— Start of Raw records —

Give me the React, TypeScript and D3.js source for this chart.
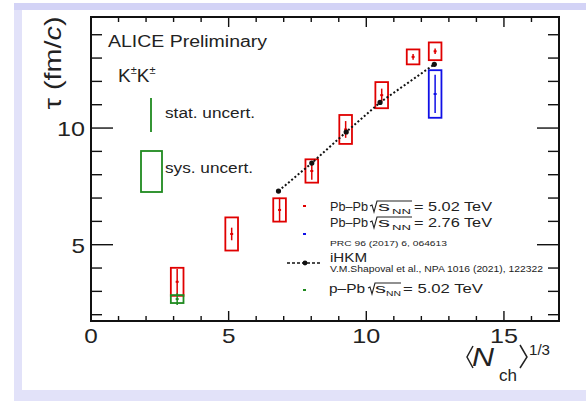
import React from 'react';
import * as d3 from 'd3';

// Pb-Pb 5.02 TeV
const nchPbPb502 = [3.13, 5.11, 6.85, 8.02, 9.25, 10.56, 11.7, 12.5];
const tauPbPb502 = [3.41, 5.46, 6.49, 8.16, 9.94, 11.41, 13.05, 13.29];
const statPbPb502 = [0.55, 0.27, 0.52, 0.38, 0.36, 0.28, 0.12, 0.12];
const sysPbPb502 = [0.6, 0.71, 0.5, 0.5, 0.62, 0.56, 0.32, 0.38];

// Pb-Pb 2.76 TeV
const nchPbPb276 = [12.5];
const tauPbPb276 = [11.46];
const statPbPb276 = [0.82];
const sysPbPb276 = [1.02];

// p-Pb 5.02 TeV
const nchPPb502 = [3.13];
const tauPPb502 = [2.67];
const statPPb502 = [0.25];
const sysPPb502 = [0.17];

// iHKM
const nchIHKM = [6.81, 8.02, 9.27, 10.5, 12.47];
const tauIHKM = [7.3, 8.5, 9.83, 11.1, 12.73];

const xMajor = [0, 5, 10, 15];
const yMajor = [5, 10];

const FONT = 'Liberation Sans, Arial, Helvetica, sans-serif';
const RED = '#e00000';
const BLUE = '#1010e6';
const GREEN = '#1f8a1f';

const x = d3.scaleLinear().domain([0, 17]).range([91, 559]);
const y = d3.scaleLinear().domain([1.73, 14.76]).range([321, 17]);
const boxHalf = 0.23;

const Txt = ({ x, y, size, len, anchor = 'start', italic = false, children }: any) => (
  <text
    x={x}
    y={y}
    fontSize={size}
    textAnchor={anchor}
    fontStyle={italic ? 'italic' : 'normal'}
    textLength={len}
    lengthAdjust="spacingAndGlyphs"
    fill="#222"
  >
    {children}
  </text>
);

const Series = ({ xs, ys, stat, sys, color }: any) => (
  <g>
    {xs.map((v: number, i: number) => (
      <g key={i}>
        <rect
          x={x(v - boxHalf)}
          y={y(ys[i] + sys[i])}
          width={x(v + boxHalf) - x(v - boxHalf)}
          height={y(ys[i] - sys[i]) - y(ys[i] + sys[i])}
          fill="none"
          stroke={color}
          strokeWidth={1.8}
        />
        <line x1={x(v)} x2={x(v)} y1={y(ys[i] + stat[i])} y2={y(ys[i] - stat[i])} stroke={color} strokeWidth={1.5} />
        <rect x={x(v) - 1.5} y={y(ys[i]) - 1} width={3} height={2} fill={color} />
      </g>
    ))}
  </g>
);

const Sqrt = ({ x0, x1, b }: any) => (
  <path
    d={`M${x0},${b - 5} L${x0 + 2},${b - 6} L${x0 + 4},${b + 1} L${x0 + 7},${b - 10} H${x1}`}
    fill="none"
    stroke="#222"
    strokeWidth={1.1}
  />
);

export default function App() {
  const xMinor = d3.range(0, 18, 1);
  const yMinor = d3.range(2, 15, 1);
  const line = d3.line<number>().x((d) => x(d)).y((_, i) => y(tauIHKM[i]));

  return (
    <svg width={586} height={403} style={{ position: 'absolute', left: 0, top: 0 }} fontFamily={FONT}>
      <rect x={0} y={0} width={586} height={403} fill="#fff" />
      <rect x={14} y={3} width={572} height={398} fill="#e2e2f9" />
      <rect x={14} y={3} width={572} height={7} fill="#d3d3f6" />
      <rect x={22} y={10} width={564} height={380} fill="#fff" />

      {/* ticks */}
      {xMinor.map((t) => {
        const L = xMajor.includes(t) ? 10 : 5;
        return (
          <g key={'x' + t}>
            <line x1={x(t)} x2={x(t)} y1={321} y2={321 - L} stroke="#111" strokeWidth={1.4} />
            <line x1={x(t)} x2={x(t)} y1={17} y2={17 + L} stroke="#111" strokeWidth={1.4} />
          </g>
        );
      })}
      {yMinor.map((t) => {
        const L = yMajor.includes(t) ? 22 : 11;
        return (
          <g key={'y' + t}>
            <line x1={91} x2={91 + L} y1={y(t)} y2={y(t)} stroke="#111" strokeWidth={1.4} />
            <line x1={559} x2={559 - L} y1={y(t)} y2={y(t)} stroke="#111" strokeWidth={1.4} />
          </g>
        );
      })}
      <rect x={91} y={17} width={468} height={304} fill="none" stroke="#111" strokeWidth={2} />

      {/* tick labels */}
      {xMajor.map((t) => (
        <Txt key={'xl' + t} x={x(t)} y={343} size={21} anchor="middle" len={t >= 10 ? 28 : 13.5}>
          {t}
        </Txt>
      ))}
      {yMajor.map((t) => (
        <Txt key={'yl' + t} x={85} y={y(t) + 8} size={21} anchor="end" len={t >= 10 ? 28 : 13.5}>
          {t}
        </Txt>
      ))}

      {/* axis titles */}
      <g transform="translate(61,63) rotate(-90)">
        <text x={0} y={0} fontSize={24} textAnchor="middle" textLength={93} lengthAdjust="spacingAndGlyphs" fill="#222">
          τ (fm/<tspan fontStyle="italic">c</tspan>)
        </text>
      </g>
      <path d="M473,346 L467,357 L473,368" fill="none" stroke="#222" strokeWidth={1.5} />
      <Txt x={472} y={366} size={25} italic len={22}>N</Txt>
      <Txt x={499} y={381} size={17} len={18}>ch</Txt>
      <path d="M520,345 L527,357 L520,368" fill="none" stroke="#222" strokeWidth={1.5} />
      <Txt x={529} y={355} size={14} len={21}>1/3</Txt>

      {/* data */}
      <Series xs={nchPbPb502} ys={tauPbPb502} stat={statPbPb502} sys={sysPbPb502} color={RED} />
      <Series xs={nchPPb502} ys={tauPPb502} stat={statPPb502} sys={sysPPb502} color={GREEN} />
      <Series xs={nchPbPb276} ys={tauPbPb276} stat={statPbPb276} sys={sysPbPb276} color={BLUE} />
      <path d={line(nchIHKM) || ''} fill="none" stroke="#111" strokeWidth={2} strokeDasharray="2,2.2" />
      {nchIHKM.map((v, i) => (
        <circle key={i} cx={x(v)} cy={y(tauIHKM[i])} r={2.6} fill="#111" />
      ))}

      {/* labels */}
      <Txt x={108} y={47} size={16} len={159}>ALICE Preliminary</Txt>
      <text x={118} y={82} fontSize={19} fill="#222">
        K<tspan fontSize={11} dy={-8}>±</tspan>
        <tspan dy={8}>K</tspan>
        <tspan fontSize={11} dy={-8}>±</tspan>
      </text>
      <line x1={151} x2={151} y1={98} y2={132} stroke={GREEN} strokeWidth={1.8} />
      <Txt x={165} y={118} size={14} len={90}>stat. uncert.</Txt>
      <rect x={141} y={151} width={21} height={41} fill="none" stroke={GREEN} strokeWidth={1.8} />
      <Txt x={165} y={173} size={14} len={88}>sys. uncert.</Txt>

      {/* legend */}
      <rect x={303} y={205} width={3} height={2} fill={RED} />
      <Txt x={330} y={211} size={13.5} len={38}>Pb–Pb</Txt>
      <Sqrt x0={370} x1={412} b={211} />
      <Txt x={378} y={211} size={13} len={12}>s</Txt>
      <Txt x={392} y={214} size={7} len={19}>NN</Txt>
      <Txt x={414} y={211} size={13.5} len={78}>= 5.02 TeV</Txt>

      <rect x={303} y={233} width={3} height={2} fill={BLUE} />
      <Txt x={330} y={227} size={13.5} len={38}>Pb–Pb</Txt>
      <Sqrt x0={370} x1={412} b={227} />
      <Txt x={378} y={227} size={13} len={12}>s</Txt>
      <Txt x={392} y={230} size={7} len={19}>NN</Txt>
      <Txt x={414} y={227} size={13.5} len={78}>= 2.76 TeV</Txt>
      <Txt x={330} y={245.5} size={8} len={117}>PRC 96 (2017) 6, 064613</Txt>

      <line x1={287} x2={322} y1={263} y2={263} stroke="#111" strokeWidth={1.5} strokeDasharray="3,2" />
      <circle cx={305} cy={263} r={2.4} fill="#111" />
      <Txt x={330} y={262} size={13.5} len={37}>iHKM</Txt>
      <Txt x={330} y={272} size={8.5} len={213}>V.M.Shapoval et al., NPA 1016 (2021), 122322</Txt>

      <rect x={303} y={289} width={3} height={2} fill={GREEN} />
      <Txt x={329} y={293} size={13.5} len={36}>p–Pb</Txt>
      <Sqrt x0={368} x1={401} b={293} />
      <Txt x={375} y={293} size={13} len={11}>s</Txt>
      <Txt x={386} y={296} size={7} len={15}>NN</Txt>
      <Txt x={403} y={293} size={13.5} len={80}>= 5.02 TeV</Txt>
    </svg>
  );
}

— End of Raw records —
— Start of Raw records —

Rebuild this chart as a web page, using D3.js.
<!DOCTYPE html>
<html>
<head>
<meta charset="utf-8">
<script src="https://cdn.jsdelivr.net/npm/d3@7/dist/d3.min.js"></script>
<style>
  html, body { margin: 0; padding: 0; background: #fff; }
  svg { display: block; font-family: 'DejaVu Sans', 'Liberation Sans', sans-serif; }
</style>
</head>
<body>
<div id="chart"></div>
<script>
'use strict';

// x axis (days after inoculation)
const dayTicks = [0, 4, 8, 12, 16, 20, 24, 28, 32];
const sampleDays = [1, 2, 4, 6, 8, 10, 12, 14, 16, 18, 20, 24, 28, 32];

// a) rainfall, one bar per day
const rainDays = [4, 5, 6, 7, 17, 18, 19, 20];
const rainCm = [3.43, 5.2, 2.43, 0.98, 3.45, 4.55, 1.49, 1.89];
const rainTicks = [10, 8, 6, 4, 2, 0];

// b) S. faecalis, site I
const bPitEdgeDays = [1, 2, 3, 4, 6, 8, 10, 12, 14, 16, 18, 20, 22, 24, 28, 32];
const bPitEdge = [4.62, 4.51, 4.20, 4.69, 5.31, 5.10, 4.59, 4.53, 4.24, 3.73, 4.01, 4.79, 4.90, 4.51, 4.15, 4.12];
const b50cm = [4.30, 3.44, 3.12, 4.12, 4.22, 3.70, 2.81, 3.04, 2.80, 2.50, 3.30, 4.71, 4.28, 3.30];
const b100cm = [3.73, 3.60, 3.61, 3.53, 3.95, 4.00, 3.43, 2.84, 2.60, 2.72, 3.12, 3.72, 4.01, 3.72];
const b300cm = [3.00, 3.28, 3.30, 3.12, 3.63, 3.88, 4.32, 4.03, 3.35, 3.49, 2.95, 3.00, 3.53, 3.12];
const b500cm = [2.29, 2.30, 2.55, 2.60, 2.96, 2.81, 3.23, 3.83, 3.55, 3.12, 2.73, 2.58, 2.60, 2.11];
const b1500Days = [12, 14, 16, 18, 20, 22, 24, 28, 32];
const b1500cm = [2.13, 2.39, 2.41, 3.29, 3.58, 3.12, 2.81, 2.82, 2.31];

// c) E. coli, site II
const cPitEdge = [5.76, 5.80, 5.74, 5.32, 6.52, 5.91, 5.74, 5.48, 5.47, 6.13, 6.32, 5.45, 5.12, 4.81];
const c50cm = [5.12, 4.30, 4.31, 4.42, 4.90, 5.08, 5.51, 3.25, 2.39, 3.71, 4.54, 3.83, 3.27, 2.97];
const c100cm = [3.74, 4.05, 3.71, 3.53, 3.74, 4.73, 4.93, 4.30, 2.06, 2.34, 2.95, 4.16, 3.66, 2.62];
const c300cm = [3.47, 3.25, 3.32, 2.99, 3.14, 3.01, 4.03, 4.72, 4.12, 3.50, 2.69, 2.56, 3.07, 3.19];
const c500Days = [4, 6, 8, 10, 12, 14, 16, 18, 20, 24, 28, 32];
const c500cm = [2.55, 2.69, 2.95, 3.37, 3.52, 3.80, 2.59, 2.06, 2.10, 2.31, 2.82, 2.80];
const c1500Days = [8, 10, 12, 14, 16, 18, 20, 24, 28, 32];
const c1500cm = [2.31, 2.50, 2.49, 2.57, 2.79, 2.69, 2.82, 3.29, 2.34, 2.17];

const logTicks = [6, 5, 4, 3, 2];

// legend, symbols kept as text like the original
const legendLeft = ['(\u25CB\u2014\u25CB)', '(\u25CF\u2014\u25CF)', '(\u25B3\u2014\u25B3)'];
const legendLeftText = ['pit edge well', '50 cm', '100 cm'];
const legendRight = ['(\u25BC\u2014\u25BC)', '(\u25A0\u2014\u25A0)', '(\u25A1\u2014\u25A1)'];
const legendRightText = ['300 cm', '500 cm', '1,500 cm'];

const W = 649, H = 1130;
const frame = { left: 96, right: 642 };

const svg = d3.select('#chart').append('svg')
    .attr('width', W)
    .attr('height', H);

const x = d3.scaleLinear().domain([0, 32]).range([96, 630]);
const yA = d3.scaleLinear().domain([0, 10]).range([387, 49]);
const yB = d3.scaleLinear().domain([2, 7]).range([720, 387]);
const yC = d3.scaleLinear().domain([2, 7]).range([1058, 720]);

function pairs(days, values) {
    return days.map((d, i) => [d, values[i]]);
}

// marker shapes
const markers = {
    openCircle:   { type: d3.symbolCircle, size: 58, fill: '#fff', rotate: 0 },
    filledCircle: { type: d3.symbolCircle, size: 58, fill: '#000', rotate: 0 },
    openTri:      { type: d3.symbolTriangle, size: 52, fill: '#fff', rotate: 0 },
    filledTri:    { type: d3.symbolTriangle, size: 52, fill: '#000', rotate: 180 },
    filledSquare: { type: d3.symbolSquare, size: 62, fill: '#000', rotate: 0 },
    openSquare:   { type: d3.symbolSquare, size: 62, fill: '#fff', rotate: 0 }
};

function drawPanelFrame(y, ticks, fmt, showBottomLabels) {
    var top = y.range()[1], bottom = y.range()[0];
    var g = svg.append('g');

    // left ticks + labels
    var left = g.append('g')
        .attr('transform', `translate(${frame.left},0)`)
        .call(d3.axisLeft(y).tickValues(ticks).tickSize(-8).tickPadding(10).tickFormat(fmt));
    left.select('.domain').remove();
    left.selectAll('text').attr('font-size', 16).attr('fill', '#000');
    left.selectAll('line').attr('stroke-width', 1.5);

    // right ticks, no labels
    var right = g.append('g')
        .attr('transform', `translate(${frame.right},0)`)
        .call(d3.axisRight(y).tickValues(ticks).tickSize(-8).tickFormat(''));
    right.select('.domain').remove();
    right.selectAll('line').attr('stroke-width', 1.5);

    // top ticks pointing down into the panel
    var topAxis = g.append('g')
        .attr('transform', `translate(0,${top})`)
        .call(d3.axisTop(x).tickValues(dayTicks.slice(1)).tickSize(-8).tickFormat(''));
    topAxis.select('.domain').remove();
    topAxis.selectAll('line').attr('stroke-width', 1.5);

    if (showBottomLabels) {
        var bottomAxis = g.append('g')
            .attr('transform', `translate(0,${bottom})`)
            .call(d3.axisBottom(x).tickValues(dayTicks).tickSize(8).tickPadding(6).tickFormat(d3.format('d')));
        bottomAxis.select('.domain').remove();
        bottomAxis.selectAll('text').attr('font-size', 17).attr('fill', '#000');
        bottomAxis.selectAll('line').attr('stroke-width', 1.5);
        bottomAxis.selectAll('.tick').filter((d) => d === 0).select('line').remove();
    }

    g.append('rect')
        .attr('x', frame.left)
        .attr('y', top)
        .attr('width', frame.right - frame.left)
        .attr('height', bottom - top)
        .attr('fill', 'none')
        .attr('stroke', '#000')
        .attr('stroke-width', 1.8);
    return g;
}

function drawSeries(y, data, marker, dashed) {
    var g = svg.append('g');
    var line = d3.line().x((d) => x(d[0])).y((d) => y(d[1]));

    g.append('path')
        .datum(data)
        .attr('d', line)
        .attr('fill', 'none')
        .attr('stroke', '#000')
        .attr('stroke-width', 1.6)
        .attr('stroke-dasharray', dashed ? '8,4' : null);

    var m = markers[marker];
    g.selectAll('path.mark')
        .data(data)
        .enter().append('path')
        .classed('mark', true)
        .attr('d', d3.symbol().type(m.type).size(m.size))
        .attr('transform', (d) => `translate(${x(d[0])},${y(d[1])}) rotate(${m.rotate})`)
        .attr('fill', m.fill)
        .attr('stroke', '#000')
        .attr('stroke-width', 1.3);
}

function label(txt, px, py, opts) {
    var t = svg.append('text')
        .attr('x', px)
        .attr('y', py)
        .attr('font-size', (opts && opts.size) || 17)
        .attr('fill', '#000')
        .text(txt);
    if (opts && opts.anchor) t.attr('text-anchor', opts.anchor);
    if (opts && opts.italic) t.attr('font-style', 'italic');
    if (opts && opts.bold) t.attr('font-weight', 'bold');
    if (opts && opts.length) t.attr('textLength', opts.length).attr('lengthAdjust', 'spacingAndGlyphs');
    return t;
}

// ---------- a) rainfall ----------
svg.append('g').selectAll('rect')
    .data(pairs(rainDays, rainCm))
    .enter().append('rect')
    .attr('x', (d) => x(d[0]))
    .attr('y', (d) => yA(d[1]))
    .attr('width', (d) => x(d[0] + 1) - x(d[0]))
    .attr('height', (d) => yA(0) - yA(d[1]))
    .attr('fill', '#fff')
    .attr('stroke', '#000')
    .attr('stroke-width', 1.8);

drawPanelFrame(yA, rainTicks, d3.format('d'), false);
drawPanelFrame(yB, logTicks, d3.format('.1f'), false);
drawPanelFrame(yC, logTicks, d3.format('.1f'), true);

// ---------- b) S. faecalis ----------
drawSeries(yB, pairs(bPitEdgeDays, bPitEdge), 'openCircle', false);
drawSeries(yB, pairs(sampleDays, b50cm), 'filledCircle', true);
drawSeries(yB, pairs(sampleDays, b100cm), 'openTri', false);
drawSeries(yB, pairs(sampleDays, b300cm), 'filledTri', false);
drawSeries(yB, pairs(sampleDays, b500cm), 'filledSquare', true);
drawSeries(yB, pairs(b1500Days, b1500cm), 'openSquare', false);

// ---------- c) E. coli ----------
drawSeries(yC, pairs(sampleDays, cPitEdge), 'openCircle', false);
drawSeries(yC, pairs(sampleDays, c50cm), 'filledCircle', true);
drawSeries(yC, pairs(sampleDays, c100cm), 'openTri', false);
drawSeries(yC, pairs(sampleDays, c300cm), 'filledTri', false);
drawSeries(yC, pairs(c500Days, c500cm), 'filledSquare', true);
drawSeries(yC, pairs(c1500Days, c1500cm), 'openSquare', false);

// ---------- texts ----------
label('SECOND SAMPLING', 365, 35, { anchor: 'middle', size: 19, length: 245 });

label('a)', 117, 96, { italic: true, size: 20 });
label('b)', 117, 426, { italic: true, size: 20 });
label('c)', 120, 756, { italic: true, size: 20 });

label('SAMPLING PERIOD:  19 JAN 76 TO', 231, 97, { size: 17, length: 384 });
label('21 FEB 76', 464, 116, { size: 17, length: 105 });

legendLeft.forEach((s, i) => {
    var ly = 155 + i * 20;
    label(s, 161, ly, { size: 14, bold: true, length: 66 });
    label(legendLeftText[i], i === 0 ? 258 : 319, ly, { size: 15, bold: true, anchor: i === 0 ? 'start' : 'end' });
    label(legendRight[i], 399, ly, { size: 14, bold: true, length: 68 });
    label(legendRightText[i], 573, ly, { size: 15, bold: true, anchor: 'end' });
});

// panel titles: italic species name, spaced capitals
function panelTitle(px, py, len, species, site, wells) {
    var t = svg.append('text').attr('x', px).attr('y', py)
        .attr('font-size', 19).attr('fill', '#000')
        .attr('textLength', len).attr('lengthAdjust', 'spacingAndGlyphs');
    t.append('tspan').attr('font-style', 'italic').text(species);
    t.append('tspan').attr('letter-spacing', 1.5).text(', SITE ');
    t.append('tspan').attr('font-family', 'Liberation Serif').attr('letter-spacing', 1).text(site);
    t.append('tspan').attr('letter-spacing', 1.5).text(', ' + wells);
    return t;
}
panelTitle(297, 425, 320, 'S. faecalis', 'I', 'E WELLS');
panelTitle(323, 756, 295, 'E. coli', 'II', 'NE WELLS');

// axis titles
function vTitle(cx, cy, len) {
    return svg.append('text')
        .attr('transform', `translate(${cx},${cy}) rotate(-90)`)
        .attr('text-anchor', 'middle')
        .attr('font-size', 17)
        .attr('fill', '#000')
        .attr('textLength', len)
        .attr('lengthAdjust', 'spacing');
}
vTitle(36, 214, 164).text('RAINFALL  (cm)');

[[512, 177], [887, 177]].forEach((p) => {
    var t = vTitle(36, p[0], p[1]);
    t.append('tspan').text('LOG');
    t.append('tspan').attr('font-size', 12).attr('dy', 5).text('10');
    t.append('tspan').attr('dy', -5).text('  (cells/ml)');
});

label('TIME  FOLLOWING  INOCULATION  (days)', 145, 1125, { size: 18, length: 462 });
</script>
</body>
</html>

— End of Raw records —

From the records above, transcribe exactly the lines starting at the one containing "Give me the" and ending at the one containing "0.56, 0.32, 0.38];". Skip the pictures.

## [Written response]
Give me the React, TypeScript and D3.js source for this chart.
import React from 'react';
import * as d3 from 'd3';

// Pb-Pb 5.02 TeV
const nchPbPb502 = [3.13, 5.11, 6.85, 8.02, 9.25, 10.56, 11.7, 12.5];
const tauPbPb502 = [3.41, 5.46, 6.49, 8.16, 9.94, 11.41, 13.05, 13.29];
const statPbPb502 = [0.55, 0.27, 0.52, 0.38, 0.36, 0.28, 0.12, 0.12];
const sysPbPb502 = [0.6, 0.71, 0.5, 0.5, 0.62, 0.56, 0.32, 0.38];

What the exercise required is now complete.